As a caribbean person, self-image, especially when it was tied to body size, was an exhausting thing to maintain. You were either too skinny or getting fat, not eating enough and being forced to partake in the slice of cheese, two crackers, black coffee at 8 a.m. (this stunted my growth, I’m convinced), a full blown breakfast at 10 a.m. (sometimes pancakes or pan de agua with eggs and gouda cheese), pica pollo for lunch at noon (shout outs to Pollos Victorina), an afternoon snack at 2 p.m. (I always begged for Helados Bon), dinner at 5 p.m. (a type of meat, with rice, red beans, greens and tostones), and cena at 7 p.m. (rice, ketchup, fried cheese, and a fried egg). If you were eating too much, at every single point during the day someone would fix their face to remind you that you needed to watch your figure.
I was overweight until I was 14, when puberty really had its way with me. There was this sick sense of pride tied to the sudden weight loss, too — while all of my cousins, aunts, and my mother, struggled with squeezing into pants, I strutted my stuff in a size 5, then a size 3, then a double 0.
It took so much for me to hit that last size, too.
As a freshman in high school, I barely ate. Two chocolate milk cartons and a peanut butter and jelly on whole wheat was what the lunch ladies knew to save for me.The bones in my neck, ribs, pelvis and back popped out, so I kept my hair long and pin straight to cover it. I felt big staring into mirrors, despite being under five feet and 90 pounds. I’d obsess over the way I looked, hide my face behind a curtain of hair, pinch the less-than-ideal parts of me, felt hurt because I didn’t feel comfortable in my body, and took pride in my wasting away. You rarely caught me in a photograph; I shredded the ones where my face looked too big, or thighs happened to touch in that moment.
I lived the entirety of my teenage years looking in a fun house mirror.
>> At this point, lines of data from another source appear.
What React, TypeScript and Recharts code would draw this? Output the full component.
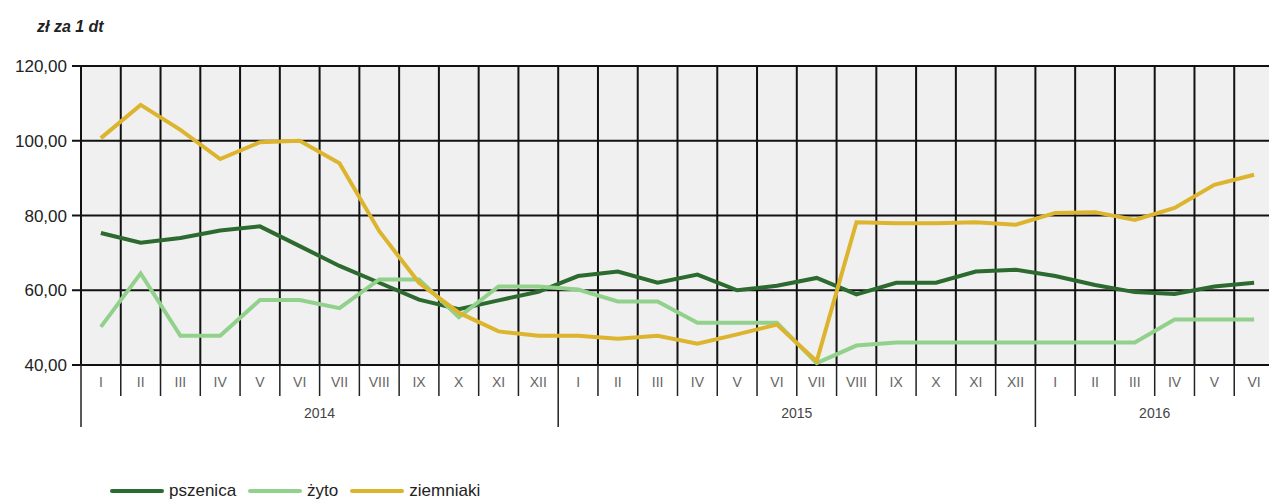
import { CartesianGrid, Legend, Line, LineChart, XAxis, YAxis } from "recharts";

const months = [
  "I", "II", "III", "IV", "V", "VI", "VII", "VIII", "IX", "X", "XI", "XII",
  "I", "II", "III", "IV", "V", "VI", "VII", "VIII", "IX", "X", "XI", "XII",
  "I", "II", "III", "IV", "V", "VI",
];

const pszenica = [
  75.3, 72.7, 74.0, 76.0, 77.1, 71.8, 66.5, 62.0, 57.5, 54.9, 57.3, 59.6,
  63.8, 65.0, 62.0, 64.2, 60.0, 61.2, 63.3, 58.9, 62.0, 62.0, 65.0, 65.5,
  63.8, 61.4, 59.5, 59.0, 61.0, 62.0,
];

const zyto = [
  50.2, 64.5, 47.8, 47.8, 57.4, 57.4, 55.2, 62.9, 62.9, 52.8, 61.0, 61.0,
  60.2, 57.0, 57.0, 51.3, 51.3, 51.3, 40.5, 45.2, 46.0, 46.0, 46.0, 46.0,
  46.0, 46.0, 46.0, 52.2, 52.2, 52.2,
];

const ziemniaki = [
  100.7, 109.6, 102.9, 95.1, 99.6, 100.0, 94.0, 75.8, 62.0, 54.0, 49.0, 47.8,
  47.8, 47.0, 47.8, 45.7, 48.2, 50.8, 41.0, 78.2, 77.9, 77.9, 78.2, 77.5,
  80.7, 80.9, 78.8, 82.0, 88.2, 90.9,
];

const years = ["2014", "2015", "2016"];
const yearStarts = [0, 12, 24];
const yearLengths = [12, 12, 6];

const yTicks = [40, 60, 80, 100, 120];

const SERIES = [
  { key: "pszenica", name: "pszenica", color: "#2c6a2f" },
  { key: "zyto", name: "żyto", color: "#92d18c" },
  { key: "ziemniaki", name: "ziemniaki", color: "#dcb42e" },
];

const data = months.map((m, i) => ({
  x: i + 0.5,
  month: m,
  pszenica: pszenica[i],
  zyto: zyto[i],
  ziemniaki: ziemniaki[i],
}));

const CHART_W = 1275;
const Y_AXIS_W = 81;
const PLOT_W = CHART_W - Y_AXIS_W - 1;
const BAND = PLOT_W / months.length;
const FONT = "'Liberation Sans', Arial, sans-serif";
const GRID = "#111";

const monthTicks = months.map((_, i) => i).concat(months.length);
const yearTicks: number[] = [];
yearStarts.forEach((s, i) => {
  yearTicks.push(s, s + yearLengths[i] / 2);
});

function MonthTick(props: any) {
  const { x, y, payload } = props;
  const i = payload.value;
  return (
    <g>
      <line x1={x} x2={x} y1={y} y2={y + 31} stroke="#222" strokeWidth={1.5} />
      {i < months.length && (
        <text
          x={x + BAND / 2}
          y={y + 22}
          textAnchor="middle"
          fontSize={14}
          fontFamily={FONT}
          fill="#666"
        >
          {months[i]}
        </text>
      )}
    </g>
  );
}

function YearTick(props: any) {
  const { x, y, payload } = props;
  const v = payload.value;
  const idx = yearStarts.indexOf(v);
  if (idx >= 0) {
    return <line x1={x} x2={x} y1={y} y2={y + 31} stroke="#222" strokeWidth={1.5} />;
  }
  const yi = yearStarts.findIndex((s, k) => s + yearLengths[k] / 2 === v);
  return (
    <text x={x} y={y + 22} textAnchor="middle" fontSize={14} fontFamily={FONT} fill="#444">
      {years[yi]}
    </text>
  );
}

function LegendContent() {
  return (
    <div
      style={{
        display: "flex",
        alignItems: "center",
        height: 20,
        paddingLeft: 110,
        fontFamily: FONT,
        fontSize: 17,
        color: "#222",
      }}
    >
      {SERIES.map((s) => (
        <div key={s.key} style={{ display: "flex", alignItems: "center", marginRight: 12 }}>
          <div style={{ width: 54, height: 4, background: s.color, marginRight: 5, borderRadius: 2 }} />
          <span>{s.name}</span>
        </div>
      ))}
    </div>
  );
}

export default function App() {
  return (
    <div
      style={{
        position: "absolute",
        left: 0,
        top: 0,
        width: 1269,
        height: 500,
        overflow: "hidden",
        background: "#fff",
      }}
    >
      <div
        style={{
          position: "absolute",
          left: 37,
          top: 18,
          fontFamily: FONT,
          fontSize: 16,
          fontWeight: "bold",
          fontStyle: "italic",
          color: "#222",
        }}
      >
        zł za 1 dt
      </div>
      <LineChart
        width={CHART_W}
        height={500}
        data={data}
        margin={{ top: 66, right: 1, left: 0, bottom: 53 }}
      >
        <CartesianGrid
          xAxisId="m"
          stroke={GRID}
          strokeWidth={2}
          fill="#f0f0f0"
          fillOpacity={1}
        />
        <XAxis
          xAxisId="m"
          type="number"
          dataKey="x"
          domain={[0, months.length]}
          ticks={monthTicks}
          interval={0}
          axisLine={false}
          tickLine={false}
          tickSize={0}
          tickMargin={0}
          height={31}
          tick={<MonthTick />}
        />
        <XAxis
          xAxisId="yr"
          type="number"
          dataKey="x"
          domain={[0, months.length]}
          ticks={yearTicks}
          interval={0}
          axisLine={false}
          tickLine={false}
          tickSize={0}
          tickMargin={0}
          height={31}
          tick={<YearTick />}
        />
        <YAxis
          domain={[40, 120]}
          ticks={yTicks}
          width={Y_AXIS_W}
          tickSize={9}
          tickMargin={5}
          interval={0}
          axisLine={{ stroke: GRID, strokeWidth: 2 }}
          tickLine={{ stroke: GRID, strokeWidth: 2 }}
          tick={{ fontSize: 17, fontFamily: FONT, fill: "#222" }}
          tickFormatter={(v: number) => v.toFixed(2).replace(".", ",")}
        />
        {SERIES.map((s) => (
          <Line
            key={s.key}
            xAxisId="m"
            dataKey={s.key}
            name={s.name}
            stroke={s.color}
            strokeWidth={4}
            dot={false}
            type="linear"
            isAnimationActive={false}
          />
        ))}
        <Legend
          verticalAlign="bottom"
          content={<LegendContent />}
          wrapperStyle={{ top: 481, bottom: "auto", left: 0 }}
        />
      </LineChart>
    </div>
  );
}
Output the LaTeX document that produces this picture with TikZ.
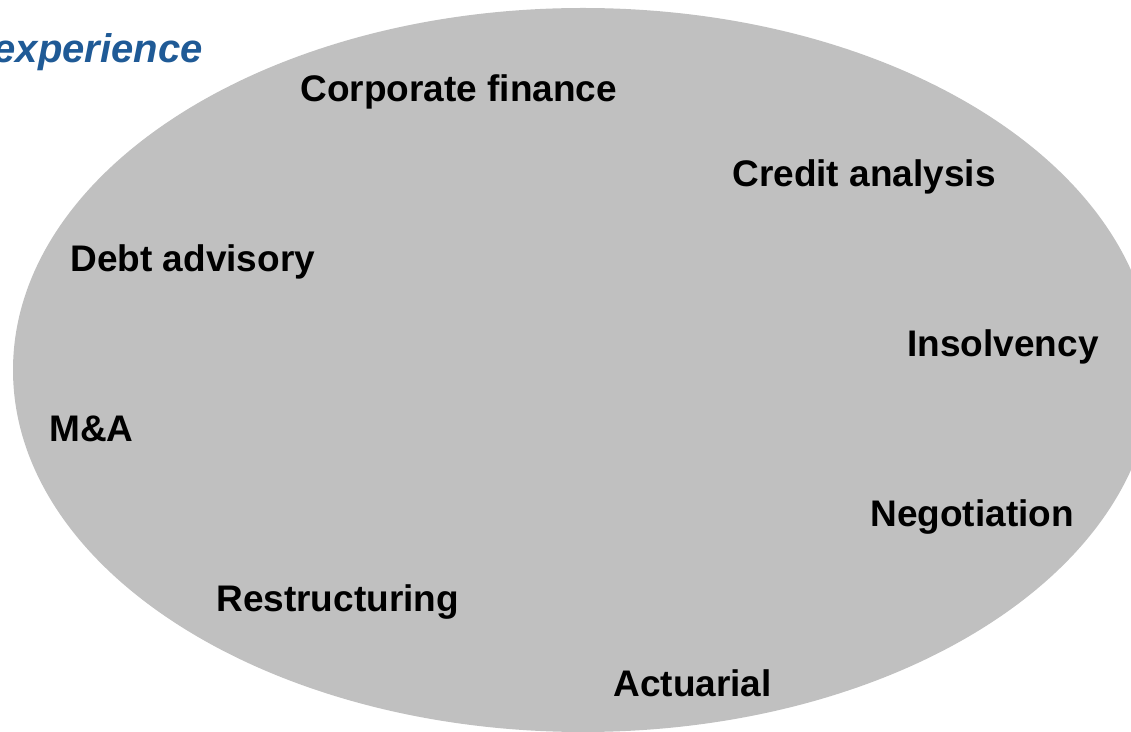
\documentclass[tikz,border=0pt]{standalone}
\usepackage{fontspec}
\setmainfont{Liberation Sans}
\usepackage{tikz}
\usetikzlibrary{positioning}
\definecolor{ovalgrey}{HTML}{C0C0C0}
\definecolor{headblue}{HTML}{1F5A96}
\tikzset{
    skill map/.style={
            x=0.5pt,y=-0.5pt,
            skill/.style={font=\fontsize{18.5}{22}\selectfont\bfseries,anchor=base west,inner sep=0pt},
            heading/.style={font=\fontsize{20}{24}\selectfont\bfseries\itshape,text=headblue,anchor=base east,inner sep=0pt}
        }
    }

\begin{document}
\begin{tikzpicture}[skill map]
        \useasboundingbox (0,0) rectangle (1131,732);
        \fill [ovalgrey] (583,370) ellipse [x radius=285pt, y radius=181pt];
        \node (head) [heading] at (203,63) {experience};
        \node (corp) [skill] at (300,102) {Corporate finance};
        \node (credit) [skill] at (732,187) {Credit analysis};
        \node (debt) [skill] at (70,272) {Debt advisory};
        \node (insolv) [skill] at (907,357) {Insolvency};
        \node (ma) [skill] at (49,442) {M\&A};
        \node (negot) [skill] at (870,527) {Negotiation};
        \node (restr) [skill] at (216,612) {Restructuring};
        \node (actu) [skill] at (613,697) {Actuarial};
    \end{tikzpicture}
\end{document}
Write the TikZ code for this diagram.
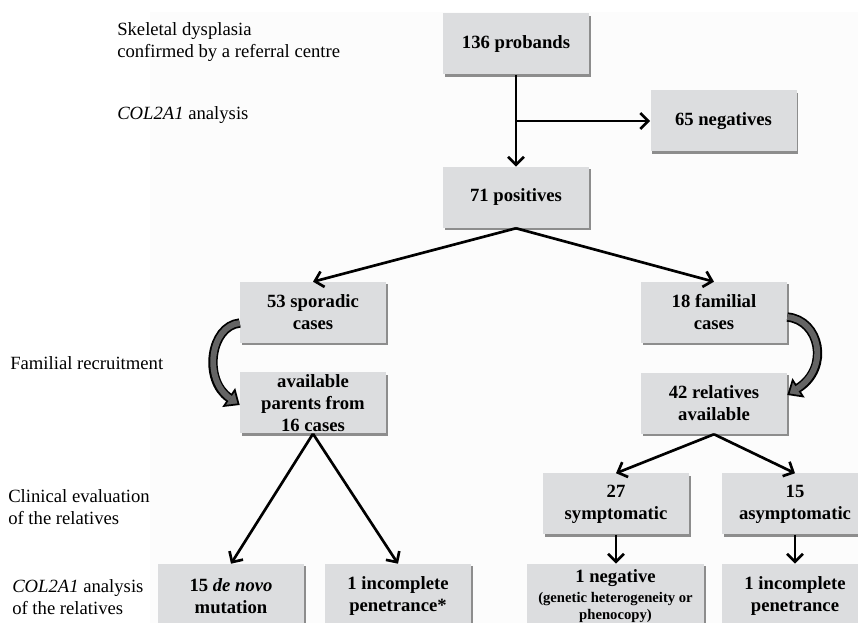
\documentclass[tikz,border=0pt]{standalone}
\usepackage{fontspec}
\setmainfont{Liberation Serif}
\usetikzlibrary{arrows.meta,shadows}
\definecolor{boxgray}{RGB}{220,221,223}
\definecolor{fatgray}{RGB}{100,100,100}
\definecolor{bgpaper}{RGB}{252,252,252}
\begin{document}
\begin{tikzpicture}[x=0.75pt,y=-0.75pt,
  box/.style={fill=boxgray, minimum width=109.5pt, minimum height=45.75pt, inner sep=2pt, align=center,
    font=\fontsize{14}{16.5}\selectfont\bfseries,
    drop shadow={shadow xshift=1.2pt,shadow yshift=-1.6pt,opacity=0.55,fill=black!80}},
  lab/.style={anchor=west, align=left, font=\fontsize{14}{16.5}\selectfont, inner sep=0pt},
  arr/.style={line width=2pt, -{Straight Barb[length=6pt,width=12pt]}},
  fat/.style={line width=7pt, -{Triangle[length=10pt,width=17pt,line width=1.3pt,fill=fatgray]}},
  fatin/.style={line width=4.4pt, draw=fatgray, shorten >=8.5pt}
]
\useasboundingbox (0,0) rectangle (858,623);
\clip (0,0) rectangle (858,623);
\fill[bgpaper] (150,12) rectangle (858,623);

% left labels
\node[lab] (l1) at (117,42) {Skeletal dysplasia\\confirmed by a referral centre};
\node[lab] (l2) at (117,115) {\textit{COL2A1} analysis};
\node[lab] (l3) at (10,363) {Familial recruitment};
\node[lab] (l4) at (8,507) {Clinical evaluation\\of the relatives};
\node[lab] (l5) at (12,597) {\textit{COL2A1} analysis\\of the relatives};

% boxes
\node[box] (prob) at (516,44) {136 probands};
\node[box] (neg) at (723.5,121) {65 negatives};
\node[box] (pos) at (516,197.5) {71 positives};
\node[box] (spor) at (313,312.5) {53 sporadic\\cases};
\node[box] (fam) at (714,312.5) {18 familial\\cases};
\node[box, inner ysep=0pt] (par) at (313,403) {available\\parents from\\16 cases};
\node[box] (rel) at (714,403.5) {42 relatives\\available};
\node[box] (sym) at (616,504) {27\\symptomatic};
\node[box] (asym) at (795,504) {15\\asymptomatic};
\node[box, minimum height=48pt] (dn) at (231,596) {15 \textit{de novo}\\mutation};
\node[box, minimum height=48pt] (inc1) at (398,596) {1 incomplete\\penetrance*};
\node[box, minimum height=48pt, inner ysep=0pt, minimum width=132.75pt] (negr) at (615.5,596)
  {1 negative\\[-1pt]{\fontsize{11}{13}\selectfont (genetic heterogeneity or}\\[-4pt]{\fontsize{11}{13}\selectfont phenocopy)}};
\node[box, minimum height=48pt] (inc2) at (795,596) {1 incomplete\\penetrance};

% connectors
\draw[arr] (prob.south) -- (pos.north);
\coordinate (br) at (prob.south |- neg.west);
\draw[arr] (br) -- (neg.west);
\draw[arr] (pos.south) -- (spor.north);
\draw[arr] (pos.south) -- (fam.north);
\draw[arr] (par.south) -- (dn.north);
\draw[arr] (par.south) -- (inc1.north);
\draw[arr] (rel.south) -- (sym.north);
\draw[arr] (rel.south) -- (asym.north);
\draw[arr] (sym.south) -- (sym.south |- dn.north);
\draw[arr] (asym.south) -- (inc2.north);

% fat curved arrows
\coordinate (fs1) at ([yshift=-7.9pt]spor.west);
\coordinate (fe1) at ([yshift=-1.5pt]par.west);
\draw[fat] (fs1) .. controls (210,326) and (203,380) .. (fe1);
\draw[fatin] (fs1) .. controls (210,326) and (203,380) .. (fe1);
\coordinate (fs2) at ([yshift=-3.4pt]fam.east);
\coordinate (fe2) at ([yshift=6.4pt]rel.east);
\draw[fat] (fs2) .. controls (820,320) and (830,368) .. (fe2);
\draw[fatin] (fs2) .. controls (820,320) and (830,368) .. (fe2);
\end{tikzpicture}
\end{document}
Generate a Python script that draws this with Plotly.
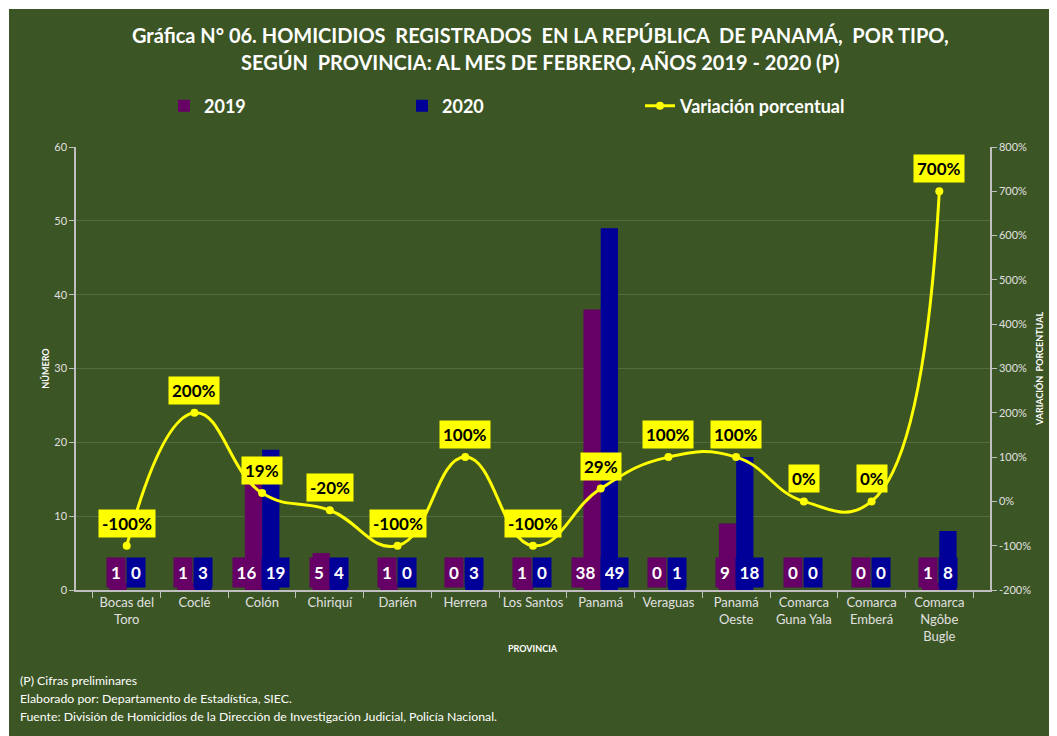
import plotly.graph_objects as go

# ---------------- data ----------------
provincias = ["Bocas del<br>Toro", "Coclé", "Colón", "Chiriquí", "Darién", "Herrera",
              "Los Santos", "Panamá", "Veraguas", "Panamá<br>Oeste",
              "Comarca<br>Guna Yala", "Comarca<br>Emberá", "Comarca<br>Ngôbe<br>Bugle"]
h2019 = [1, 1, 16, 5, 1, 0, 1, 38, 0, 9, 0, 0, 1]
h2020 = [0, 3, 19, 4, 0, 3, 0, 49, 1, 18, 0, 0, 8]
variacion = [-100, 200, 18.75, -20, -100, 100, -100, 28.95, 100, 100, 0, 0, 700]
y2_ticks = [-200, -100, 0, 100, 200, 300, 400, 500, 600, 700, 800]

# ---------------- geometry helpers ----------------
OFF = 8  # page offset
W, H = 1057, 736
L, R, T, B = 68, 75, 139, 154
PW, PH = W - L - R, H - T - B


def px(x):  # screen x -> paper
    return (x - OFF - L) / PW


def py(y):  # screen y -> paper
    return (H - B - (y - OFF)) / PH


GREEN = "#3B5524"
PURPLE = "#660066"
BLUE = "#000099"
YELLOW = "#FFFF00"
FONT = "Lato, 'Open Sans', sans-serif"

fig = go.Figure()
fig.add_trace(go.Bar(x=provincias, y=h2019, name="2019", marker_color=PURPLE,
                     marker_line_width=0))
fig.add_trace(go.Bar(x=provincias, y=h2020, name="2020", marker_color=BLUE,
                     marker_line_width=0))
fig.add_trace(go.Scatter(x=provincias, y=variacion, name="Variación porcentual",
                         yaxis="y2", mode="lines+markers",
                         line=dict(color=YELLOW, width=3, shape="spline", smoothing=1.3),
                         marker=dict(color=YELLOW, size=8)))

annotations = []
# bar value labels (boxes at the base of the bars)
for cat, a, b in zip(provincias, h2019, h2020):
    for val, col, anchor in ((a, PURPLE, "right"), (b, BLUE, "left")):
        annotations.append(dict(x=cat, y=0, xref="x", yref="y", text=f"<b>{val}</b>",
                                showarrow=False, xanchor=anchor, yanchor="bottom",
                                xshift=-1, yshift=2, bgcolor=col, borderpad=4,
                                width=10 if val < 10 else 19, height=21,
                                font=dict(family=FONT, size=17, color="white")))
# line labels
for cat, v in zip(provincias, variacion):
    annotations.append(dict(x=cat, y=v, xref="x", yref="y2", text=f"<b>{round(v)}%</b>",
                            showarrow=False, xanchor="center", yanchor="bottom",
                            yshift=8, bgcolor=YELLOW, borderpad=3,
                            font=dict(family=FONT, size=17, color="black")))
# title
annotations.append(dict(xref="paper", yref="paper", x=px(540), y=py(35),
                        text="<b>Gráfica N° 06. HOMICIDIOS\u00a0 REGISTRADOS\u00a0 EN LA REPÚBLICA\u00a0 DE PANAMÁ,\u00a0 POR TIPO,</b>",
                        showarrow=False, xanchor="center", yanchor="middle",
                        font=dict(family=FONT, size=20, color="white")))
annotations.append(dict(xref="paper", yref="paper", x=px(540), y=py(62),
                        text="<b>SEGÚN\u00a0 PROVINCIA: AL MES DE FEBRERO, AÑOS 2019 - 2020 (P)</b>",
                        showarrow=False, xanchor="center", yanchor="middle",
                        font=dict(family=FONT, size=20, color="white")))
# x axis title
annotations.append(dict(xref="paper", yref="paper", x=px(533), y=py(648),
                        text="<b>PROVINCIA</b>", showarrow=False,
                        xanchor="center", yanchor="middle",
                        font=dict(family=FONT, size=9, color="white")))
# footer
for ypix, txt in [(680, "(P) Cifras preliminares"),
                  (698, "Elaborado por: Departamento de Estadística, SIEC."),
                  (716, "Fuente: División de Homicidios de la Dirección de Investigación Judicial, Policía Nacional.")]:
    annotations.append(dict(xref="paper", yref="paper", x=px(18), y=py(ypix), text=txt,
                            showarrow=False, xanchor="left", yanchor="middle",
                            font=dict(family=FONT, size=12.3, color="white")))

# white page strip along the top and left edge of the picture
shapes = [
    dict(type="rect", xref="paper", yref="paper", x0=px(-20), x1=px(W + 20), y0=py(9), y1=py(-20),
         fillcolor="white", line_width=0, layer="below"),
    dict(type="rect", xref="paper", yref="paper", x0=px(-20), x1=px(9), y0=py(H + 20), y1=py(-20),
         fillcolor="white", line_width=0, layer="below"),
]

AXC = "#BFBFBF"
TICKC = "#E0E0E0"

fig.update_layout(
    width=W, height=H,
    margin=dict(l=L, r=R, t=T, b=B, autoexpand=False),
    paper_bgcolor=GREEN, plot_bgcolor=GREEN,
    barmode="group", bargap=0.49, bargroupgap=0,
    font=dict(family=FONT, color="white"),
    showlegend=True,
    legend=dict(orientation="h", x=px(164), y=py(106), xanchor="left", yanchor="middle",
                entrywidth=193, entrywidthmode="pixels", bgcolor="rgba(0,0,0,0)",
                font=dict(family=FONT, size=18, color="white", weight="bold"),
                traceorder="normal"),
    xaxis=dict(type="category", tickson="boundaries", ticks="outside", ticklen=6,
               tickcolor=AXC, showline=True, linecolor=AXC, linewidth=1.5,
               tickangle=0,
               tickfont=dict(family=FONT, size=13, color=TICKC), automargin=False,
               showgrid=False),
    yaxis=dict(range=[0, 60], dtick=10, showgrid=True, gridcolor="rgba(255,255,255,0.13)",
               gridwidth=1, showline=True, linecolor=AXC, linewidth=1.5, ticks="outside",
               ticklen=5, tickcolor=AXC, tickfont=dict(family=FONT, size=11, color=TICKC),
               title=dict(text="<b>NÚMERO</b>", standoff=3,
                          font=dict(family=FONT, size=9, color="white")),
               automargin=False, zeroline=False),
    yaxis2=dict(range=[-200, 800], overlaying="y", side="right", showgrid=False,
                tickvals=y2_ticks, ticktext=[f"{v}%" for v in y2_ticks],
                showline=True, linecolor=AXC, linewidth=1.5, ticks="outside", ticklen=5,
                tickcolor=AXC, tickfont=dict(family=FONT, size=11, color=TICKC),
                title=dict(text="<b>VARIACIÓN\u00a0 PORCENTUAL</b>", standoff=7,
                           font=dict(family=FONT, size=9, color="white")),
                automargin=False, zeroline=False),
    annotations=annotations,
    shapes=shapes,
)

fig.write_html("out.html")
My family used to all sit down and eat together as a way to catch up with one another. I would wait for my parents to leave the kitchen before I threw my food away at the lowest part of the trash can and covered it with paper towels. No one ever saw the evidence. And, well, no one actually cared, because I looked good, even if I was harboring an eating disorder, as my therapist and high school guidance counselors suggested.
It didn’t matter to me either. I was met with envy, praise, doted as the “ideal size.” It was the only thing I could say I had — I wasn’t as smart as my younger brother and was compared to him all of the time (this affected him, too). Shyness was second nature to me.
But, I was finally skinny! No one could call me nalgona or gordita anymore. People started to notice me. Those days of having my cheeks or chichos pinched aggressively were over.
Now a month before my 28th birthday, I’m caught thinking of all those days I spent swimming in a pair of size 26 Levis or my size 24 wool uniform pants and am overcome with so much sadness for that girl.
I’m back to being overweight, and damn near obese if the BMI was an accurate and valid measurement of health. But, I am neck deep a period of personal transformation where I try, at least once a day, to be kind to myself, even if I don’t genuinely feel it. Being around other femmes with similar body image issues — of all sizes, shapes, and medical conditions — and seeing them on their way towards being comfortable within themselves has been extremely helpful. That sense of support, the constant uplifting, hearing their stories, their traumas, and being part of their personal journeys; because of them, I know it’s coming — completely trusting, honoring and loving myself. And quite frankly, I can’t wait to be submerged in self-love.